Rain

I don’t know if you’re in LA and noticed, but it’s raining outside. Again. Still.

This weekend, Joe and I were in Santa Monica on 3rd Street. We took Tyler for a ‘date’ and went to lunch and shopping. At his request we went to no museums and dutifully kept it completely un-educational in the institutional sense of the word. And it rained the whole time. Sometimes worse than others. If you timed it right, you could duck into a store right as the drops started really pelting, leisurely browse and then rejoin the throngs during a short reprieve of precipitation.

Of course we left the umbrella in the car. That only makes sense. So we did our fair share of ducking in and browsing things we might never have looked twice at. Like the Albert Einstein action figure. Actually, he deserved at least 2 good looks.

When I was young, my mom always carried little square packets in her purse about the size of a half a credit card. Magically, she would unfold one of them to unveil a full size clear plastic poncho. I would get so embarrassed running with her into Duke’s, the only store in town that sold Levi’s button fly 501s, with her in that ridiculous poncho through the rain. I would literally.nearly.die. Ah, the psyche at age 14. She outdid herself once when she ran out of little instant ponchos and put a used grocery bag over her head. A. Used. White. Grocery. Bag. Do you understand the import there?? Do you? I couldn’t look the people in the store in the eye. All 3 of them. And they all worked there. And 2 of them were over 70 and couldn’t even see her damp, bagged head anyway, but that wasn’t the point. My mom was in public with a white bag over her hair, tied near the base of her hairline under the boof. And I was totally trying to be cool and try on 501s so tight you couldn’t bend your legs after they were on. Or bend over to do anything without running the risk of popping a seam. Or even get up from the bed after lying flat on your back and wrestling them on in the first place. And for some reason, once I bought them and took them home and then washed them to make sure they were extra snug, I would sew the lower part from the knee down to make them tighter because that extra 2.5 inches that was flapping away from my skin made me nervous and had to be eradicated. It was a time of great concern for my own lower half and I had no extra energy to expend on my mom and her attempt to keep her hair dry at any cost. It was an afternoon I never forgot. I learned to become one with the rain and not need an umbrella so I’d never accidentally forget it and then want it and then not have a poncho and then wrap a bag around my head and embarrass myself and my posterity.

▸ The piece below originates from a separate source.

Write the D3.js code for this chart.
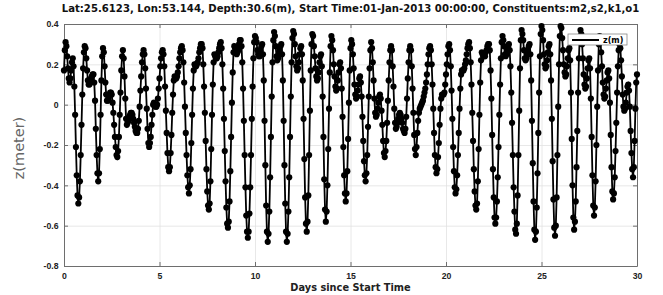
<!DOCTYPE html>
<html>
<head>
<meta charset="utf-8">
<script src="https://cdn.jsdelivr.net/npm/d3@7"></script>
<style>
  body { margin: 0; background: #fff; }
  svg { display: block; font-family: "DejaVu Sans", sans-serif; }
  .grid line { stroke: #e2e2e2; stroke-width: 0.8; }
  .grid .domain { display: none; }
  .axis .domain { stroke: #6e6e6e; stroke-width: 1; }
  .axis line { stroke: #6e6e6e; }
  .axis text { font-weight: bold; font-size: 8.7px; fill: #222; }
</style>
</head>
<body>
<svg id="chart" width="663" height="295"></svg>
<script>
const titleText = 'Lat:25.6123, Lon:53.144, Depth:30.6(m), Start Time:01-Jan-2013 00:00:00, Constituents:m2,s2,k1,o1';
const xLabel = 'Days since Start Time';
const yLabel = 'z(meter)';
const seriesName = 'z(m)';
const xTicks = [0, 5, 10, 15, 20, 25, 30];
const yTicks = [0.4, 0.2, 0, -0.2, -0.4, -0.6, -0.8];
const samplesPerDay = 24; // hourly values

// water level z (m), hourly from 01-Jan-2013 00:00
const zDays00to04 = [
  0.17, 0.27, 0.31, 0.29, 0.24, 0.18, 0.13, 0.11, 0.13, 0.17, 0.21, 0.23, 0.19, 0.09, -0.05, -0.21, -0.35, -0.45, -0.49, -0.46, -0.38, -0.25, -0.10, 0.05,
  0.18, 0.26, 0.29, 0.28, 0.23, 0.17, 0.12, 0.10, 0.10, 0.11, 0.13, 0.14, 0.15, 0.15, 0.11, 0.02, -0.12, -0.25, -0.34, -0.38, -0.34, -0.22, -0.05, 0.12,
  0.24, 0.28, 0.26, 0.19, 0.11, 0.05, 0.02, 0.02, 0.03, 0.05, 0.06, 0.06, 0.05, 0.01, -0.04, -0.10, -0.16, -0.21, -0.25, -0.26, -0.23, -0.16, -0.05, 0.06,
  0.17, 0.24, 0.27, 0.23, 0.14, 0.03, -0.07, -0.10, -0.09, -0.08, -0.06, -0.05, -0.04, -0.04, -0.05, -0.07, -0.09, -0.11, -0.13, -0.14, -0.14, -0.12, -0.08, -0.01,
  0.07, 0.14, 0.21, 0.25, 0.27, 0.25, 0.18, 0.08, -0.02, -0.12, -0.19, -0.21, -0.19, -0.16, -0.10, -0.05, 0.00, 0.01, 0.00, -0.01, -0.01, 0.00, 0.03, 0.08
];
const zDays05to09 = [
  0.13, 0.19, 0.23, 0.26, 0.27, 0.25, 0.19, 0.09, -0.03, -0.14, -0.24, -0.31, -0.33, -0.31, -0.24, -0.15, -0.04, 0.05, 0.12, 0.14, 0.13, 0.13, 0.14, 0.16,
  0.19, 0.23, 0.26, 0.28, 0.29, 0.27, 0.21, 0.11, -0.01, -0.14, -0.25, -0.35, -0.41, -0.44, -0.40, -0.32, -0.19, -0.05, 0.08, 0.17, 0.20, 0.19, 0.19, 0.20,
  0.21, 0.23, 0.26, 0.28, 0.30, 0.30, 0.28, 0.20, 0.09, -0.04, -0.18, -0.32, -0.43, -0.50, -0.52, -0.49, -0.38, -0.22, -0.05, 0.10, 0.21, 0.25, 0.24, 0.23,
  0.23, 0.24, 0.26, 0.28, 0.30, 0.31, 0.28, 0.20, 0.08, -0.07, -0.23, -0.38, -0.51, -0.59, -0.61, -0.58, -0.48, -0.33, -0.16, 0.01, 0.16, 0.26, 0.29, 0.28,
  0.26, 0.25, 0.26, 0.27, 0.30, 0.32, 0.32, 0.29, 0.21, 0.08, -0.08, -0.25, -0.41, -0.55, -0.63, -0.66, -0.63, -0.54, -0.41, -0.25, -0.07, 0.09, 0.23, 0.31
];
const zDays10to14 = [
  0.34, 0.33, 0.31, 0.27, 0.25, 0.24, 0.24, 0.27, 0.29, 0.30, 0.25, 0.12, -0.08, -0.30, -0.50, -0.63, -0.68, -0.64, -0.53, -0.36, -0.16, 0.04, 0.21, 0.32,
  0.36, 0.34, 0.29, 0.24, 0.22, 0.23, 0.25, 0.27, 0.29, 0.30, 0.25, 0.12, -0.08, -0.30, -0.49, -0.63, -0.68, -0.64, -0.53, -0.36, -0.16, 0.04, 0.21, 0.33,
  0.365, 0.35, 0.30, 0.24, 0.19, 0.17, 0.18, 0.21, 0.25, 0.28, 0.29, 0.25, 0.12, -0.07, -0.27, -0.46, -0.59, -0.63, -0.58, -0.45, -0.25, -0.03, 0.17, 0.30,
  0.35, 0.34, 0.29, 0.24, 0.18, 0.14, 0.12, 0.13, 0.16, 0.21, 0.24, 0.25, 0.19, 0.04, -0.16, -0.37, -0.52, -0.58, -0.53, -0.40, -0.22, -0.02, 0.16, 0.29,
  0.34, 0.32, 0.27, 0.20, 0.14, 0.09, 0.07, 0.08, 0.12, 0.16, 0.20, 0.21, 0.18, 0.08, -0.06, -0.21, -0.35, -0.44, -0.48, -0.44, -0.33, -0.17, 0.01, 0.17
];
const zDays15to19 = [
  0.28, 0.32, 0.30, 0.25, 0.18, 0.10, 0.05, 0.03, 0.04, 0.07, 0.10, 0.13, 0.14, 0.11, 0.04, -0.06, -0.18, -0.28, -0.35, -0.38, -0.34, -0.25, -0.11, 0.04,
  0.18, 0.27, 0.31, 0.28, 0.21, 0.12, 0.03, -0.04, -0.06, -0.05, -0.02, 0.01, 0.04, 0.05, 0.03, -0.03, -0.10, -0.18, -0.24, -0.26, -0.23, -0.18, -0.09, 0.02,
  0.12, 0.21, 0.27, 0.29, 0.27, 0.19, 0.09, -0.02, -0.09, -0.12, -0.11, -0.09, -0.07, -0.05, -0.04, -0.05, -0.07, -0.09, -0.12, -0.13, -0.14, -0.12, -0.06, 0.03,
  0.13, 0.21, 0.27, 0.29, 0.27, 0.19, 0.08, -0.04, -0.15, -0.22, -0.25, -0.21, -0.14, -0.08, -0.04, -0.02, -0.01, 0.00, 0.01, 0.02, 0.04, 0.06, 0.08, 0.11,
  0.15, 0.20, 0.25, 0.28, 0.29, 0.27, 0.20, 0.10, -0.02, -0.14, -0.25, -0.31, -0.34, -0.32, -0.26, -0.19, -0.10, -0.02, 0.03, 0.05, 0.05, 0.05, 0.06, 0.10
];
const zDays20to24 = [
  0.15, 0.20, 0.25, 0.29, 0.30, 0.27, 0.19, 0.07, -0.07, -0.21, -0.33, -0.41, -0.44, -0.42, -0.35, -0.25, -0.14, -0.02, 0.08, 0.15, 0.17, 0.17, 0.17, 0.18,
  0.20, 0.22, 0.25, 0.28, 0.30, 0.31, 0.28, 0.21, 0.10, -0.04, -0.18, -0.32, -0.43, -0.50, -0.52, -0.49, -0.38, -0.22, -0.05, 0.11, 0.22, 0.26, 0.25, 0.24,
  0.24, 0.24, 0.26, 0.27, 0.29, 0.30, 0.30, 0.27, 0.17, 0.03, -0.15, -0.32, -0.46, -0.56, -0.59, -0.56, -0.48, -0.36, -0.21, -0.05, 0.10, 0.23, 0.31, 0.34,
  0.32, 0.29, 0.25, 0.24, 0.25, 0.27, 0.29, 0.30, 0.27, 0.19, 0.06, -0.09, -0.25, -0.41, -0.53, -0.62, -0.64, -0.59, -0.45, -0.25, -0.03, 0.18, 0.32, 0.37,
  0.35, 0.32, 0.27, 0.23, 0.22, 0.23, 0.25, 0.27, 0.29, 0.30, 0.25, 0.12, -0.08, -0.29, -0.48, -0.62, -0.67, -0.63, -0.51, -0.34, -0.14, 0.06, 0.24, 0.35
];
const zDays25to30 = [
  0.39, 0.37, 0.32, 0.25, 0.20, 0.18, 0.19, 0.22, 0.26, 0.29, 0.30, 0.25, 0.12, -0.07, -0.28, -0.47, -0.61, -0.65, -0.60, -0.46, -0.25, -0.01, 0.20, 0.34,
  0.39, 0.38, 0.33, 0.27, 0.20, 0.16, 0.14, 0.15, 0.19, 0.23, 0.27, 0.28, 0.22, 0.06, -0.17, -0.40, -0.56, -0.62, -0.58, -0.48, -0.31, -0.13, 0.06, 0.23,
  0.33, 0.37, 0.35, 0.30, 0.23, 0.15, 0.10, 0.08, 0.09, 0.13, 0.18, 0.22, 0.23, 0.18, 0.03, -0.16, -0.35, -0.50, -0.55, -0.51, -0.38, -0.20, -0.01, 0.17,
  0.30, 0.34, 0.32, 0.26, 0.19, 0.11, 0.05, 0.03, 0.04, 0.08, 0.12, 0.16, 0.17, 0.13, 0.01, -0.15, -0.31, -0.43, -0.47, -0.44, -0.36, -0.23, -0.09, 0.06,
  0.19, 0.27, 0.30, 0.28, 0.22, 0.14, 0.05, -0.01, -0.03, -0.02, 0.01, 0.06, 0.09, 0.10, 0.07, -0.01, -0.13, -0.24, -0.32, -0.36, -0.31, -0.18, -0.02, 0.11,
  0.15
];

const zValues = [].concat(zDays00to04, zDays05to09, zDays10to14, zDays15to19, zDays20to24, zDays25to30);
const points = zValues.map((z, i) => ({ day: i / samplesPerDay, z: z }));

const svg = d3.select('#chart');
const margin = { top: 24, right: 26, bottom: 29, left: 64 };
const width = 663 - margin.left - margin.right;
const height = 295 - margin.top - margin.bottom;

const g = svg.append('g')
  .attr('transform', 'translate(' + margin.left + ',' + margin.top + ')');

const x = d3.scaleLinear().domain([0, 30]).range([0, width]);
const y = d3.scaleLinear().domain([-0.8, 0.4]).range([height, 0]);

// grid
g.append('g')
  .attr('class', 'grid')
  .attr('transform', 'translate(0,' + height + ')')
  .call(d3.axisBottom(x).tickValues(xTicks).tickSize(-height).tickFormat(''));
g.append('g')
  .attr('class', 'grid')
  .call(d3.axisLeft(y).tickValues(yTicks).tickSize(-width).tickFormat(''));

// box axes, ticks pointing inward
g.append('g')
  .attr('class', 'axis')
  .attr('transform', 'translate(0,' + height + ')')
  .call(d3.axisBottom(x).tickValues(xTicks).tickSizeInner(-4).tickSizeOuter(0).tickPadding(7).tickFormat(d => String(d)));
g.append('g')
  .attr('class', 'axis')
  .call(d3.axisLeft(y).tickValues(yTicks).tickSizeInner(-4).tickSizeOuter(0).tickPadding(5.5).tickFormat(d => String(d)));
g.append('g')
  .attr('class', 'axis')
  .call(d3.axisTop(x).tickValues(xTicks).tickSizeInner(-4).tickSizeOuter(0).tickFormat(''));
g.append('g')
  .attr('class', 'axis')
  .attr('transform', 'translate(' + width + ',0)')
  .call(d3.axisRight(y).tickValues(yTicks).tickSizeInner(-4).tickSizeOuter(0).tickFormat(''));

// series: line with filled round markers
const line = d3.line()
  .x(d => x(d.day))
  .y(d => y(d.z));

g.append('path')
  .datum(points)
  .attr('d', line)
  .attr('fill', 'none')
  .attr('stroke', '#000')
  .attr('stroke-width', 1.8);

g.selectAll('circle.pt')
  .data(points)
  .enter()
  .append('circle')
  .attr('class', 'pt')
  .attr('cx', d => x(d.day))
  .attr('cy', d => y(d.z))
  .attr('r', 3.1)
  .attr('fill', '#000');

// legend
const legend = g.append('g').attr('transform', 'translate(' + (width - 69) + ',10)');
legend.append('rect')
  .attr('width', 59).attr('height', 11)
  .attr('fill', '#fff').attr('stroke', '#777').attr('stroke-width', 0.7);
legend.append('line')
  .attr('x1', 4).attr('x2', 31).attr('y1', 6).attr('y2', 6)
  .attr('stroke', '#000').attr('stroke-width', 2);
legend.append('text')
  .attr('x', 35).attr('y', 9)
  .style('font-size', '8px').style('font-weight', 'bold')
  .text(seriesName);

// title
const title = svg.append('text')
  .attr('x', margin.left + width / 2)
  .attr('y', 12)
  .attr('text-anchor', 'middle')
  .style('font-size', '9.5px')
  .style('font-weight', 'bold')
  .style('fill', '#111')
  .text(titleText);
const titleW = title.node().getComputedTextLength();
title.style('font-size', (9.5 * 578 / titleW) + 'px');

// axis labels
svg.append('text')
  .attr('x', margin.left + width / 2)
  .attr('y', 291)
  .attr('text-anchor', 'middle')
  .style('font-size', '9.8px')
  .style('font-weight', 'bold')
  .style('fill', '#222')
  .text(xLabel);

svg.append('text')
  .attr('transform', 'translate(24,148) rotate(-90)')
  .attr('text-anchor', 'middle')
  .style('font-size', '14.5px')
  .style('fill', '#666')
  .text(yLabel);
</script>
</body>
</html>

One of the times we ducked in and out, Joe asked if we were doing ok. Doggedly, I told him I was fine, thanx. I loved the rain. And Ty said the same but I think he meant it. I explained to Joe that I didn’t feel the need to separate myself from the gift of moisture falling from the sky and didn’t care for umbrellas. Or some other crap like that. Because then it really started raining and I swallowed hard and found myself asking the lady where Ty bought magic cards for an extra bag. A big one, please. I was going to put a bag over my head. And God laughed and made the bag neon orange.

ps. While in the ladies during lunch, I overheard two women in adjoining stalls talking seriously about a funeral they had just attended. In my usual completely irreverent fashion, I almost laughed out loud.

#1: How was Danny at the funeral? Didn’t you sit by him?
#2: Yes. Well, you know….he cried and then stopped. Cried and then stopped. Cried and then stopped. And then cried. Off and on. Pretty much through the whole opening prayer.

Yes. I’m most likely going to have to repent for this and many other similar occasions.